Dabei ist unklar, ob tatsächlich Moskau die Wagner-Truppe subventioniert oder umgekehrt. Prigoschins Geschäftsmodell war, dass sich seine Privatarmee selbst finanziert: In Mali und dem Sudan ist sie im Besitz von Lizenzen für die Ausbeutung von Goldminen, in der Zentralafrikanischen Republik betreibt sie neben Gold- und Diamanten-Bergwerken einen Radiosender, Transport- und Kommunikationsunternehmen.

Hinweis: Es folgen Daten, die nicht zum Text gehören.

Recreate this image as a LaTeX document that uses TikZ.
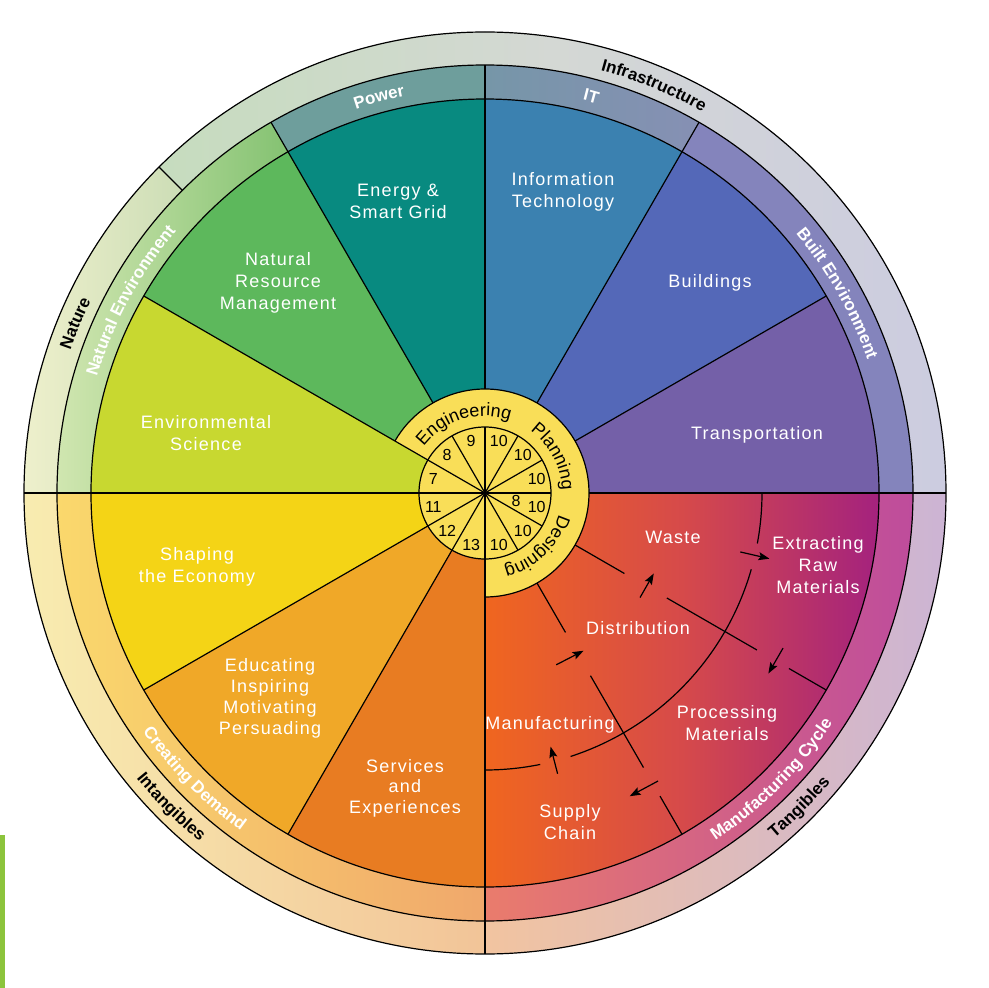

Fast mythische Ausstrahlung

Nicht jeder ist überzeugt, dass Prigoschins Imperium ohne ihn existieren kann. „Er hatte in weiten Teilen Afrikas eine fast mythische Ausstrahlung“, meint Cameron Hudson vom Zentrum für Strategische und Internationale Studien in Washington: „Ihn zu ersetzen wird Moskau schwerfallen.“

Was bei Prigoschins Imperium oft unberücksichtigt bleibt, ist sein dritter Arm: die Propaganda. Prigoschins „Internet Research Agency“ brachte es bereits bei der Wahl Donald Trumps zum US-Präsidenten zu trauriger Berühmtheit. In Afrika sollen seine Desinformanten in mindestens 16 Projekte verwickelt sein – Radioprogramme, Internetplattformen, die Produktion von Komikfilmen oder als Trolle. Ihre Stoßrichtung: Kritik am „neokolonialistischen Westen“.

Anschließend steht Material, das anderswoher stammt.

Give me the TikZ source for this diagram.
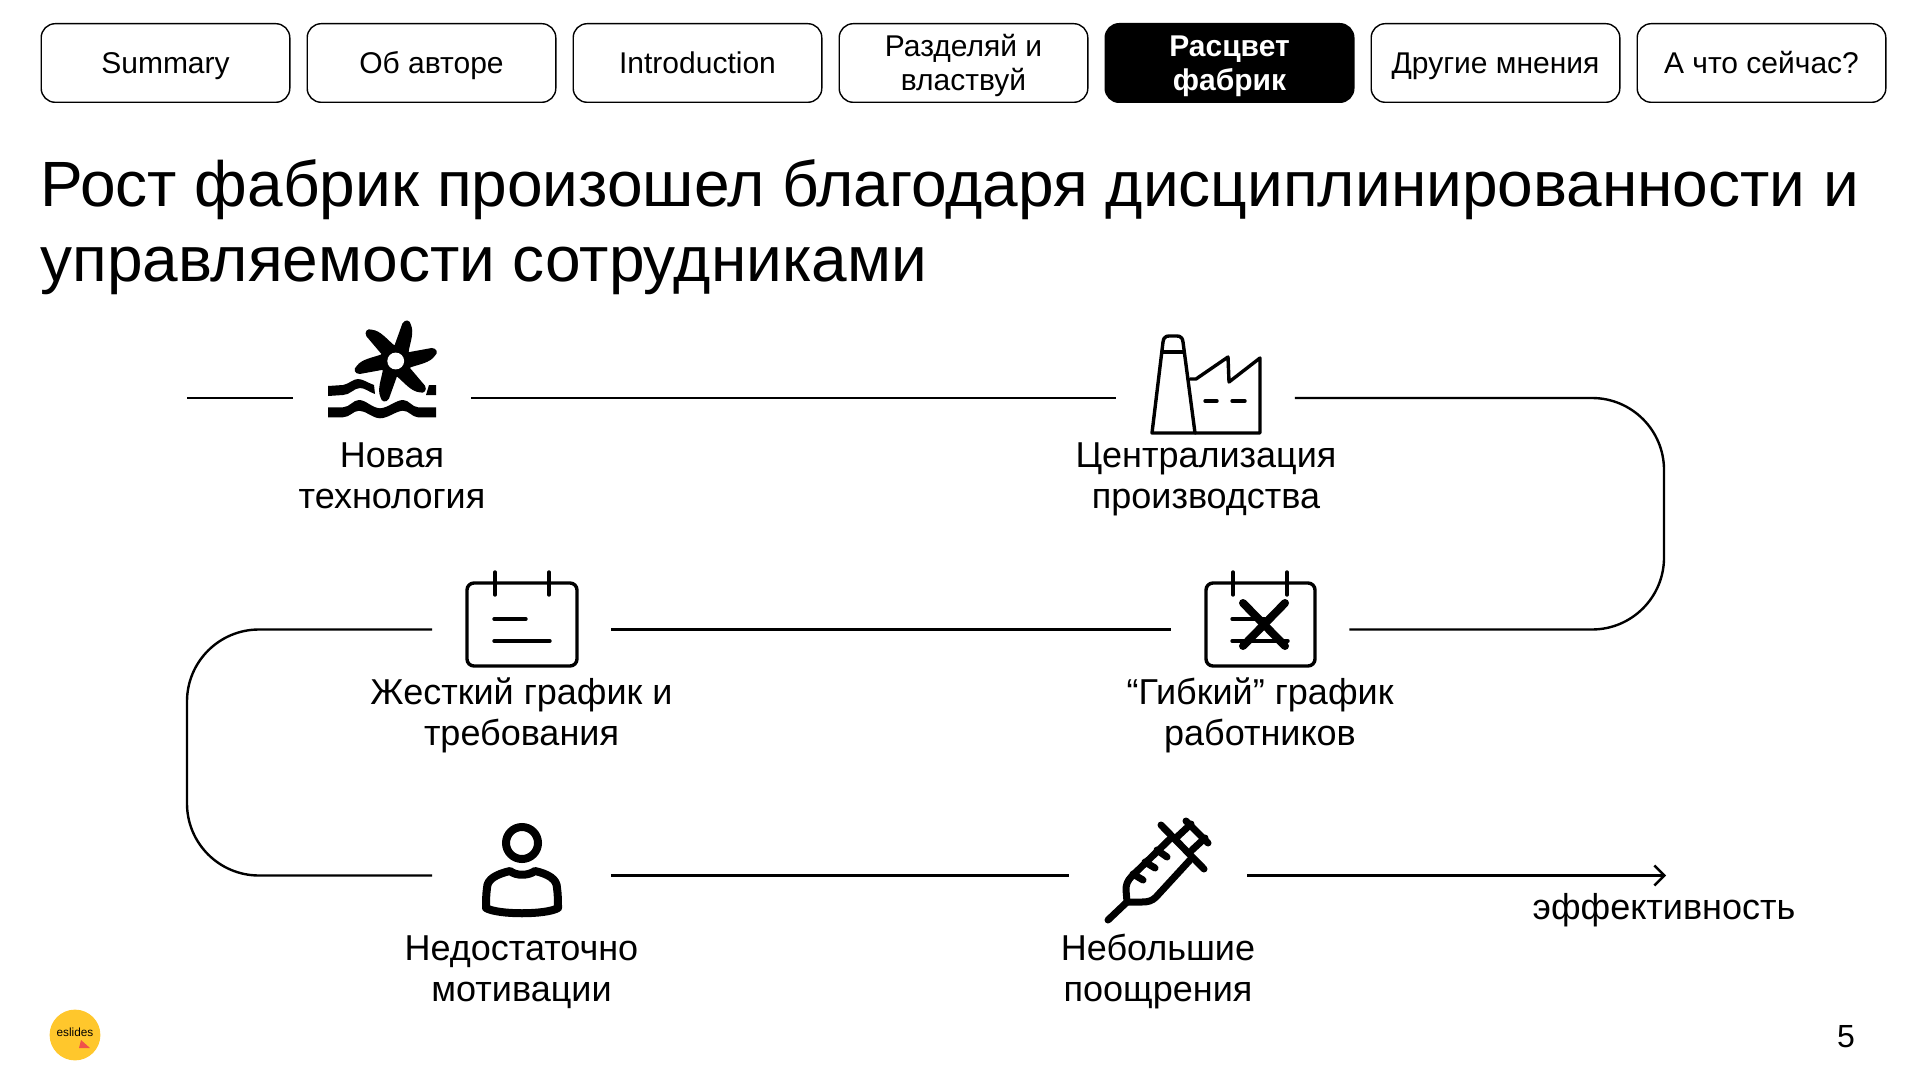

Prigoschins Propaganda-Maschine mischt sich in so gut wie jede Wahl auf dem Kontinent ein. Sie stützt Afrikas Big Men und denunziert Repräsentanten der Zivilgesellschaft als Marionetten des Westens. Fällt auch das unter Moskaus Verantwortung, ändert sich Russlands Rolle in Afrika entscheidend. Aus den Umtrieben eines obskuren Rabauken wird dann die offizielle Afrika-Politik des Staates. Dann droht erneut ein Kalter Krieg in Afrika heiß ausgetragen zu werden.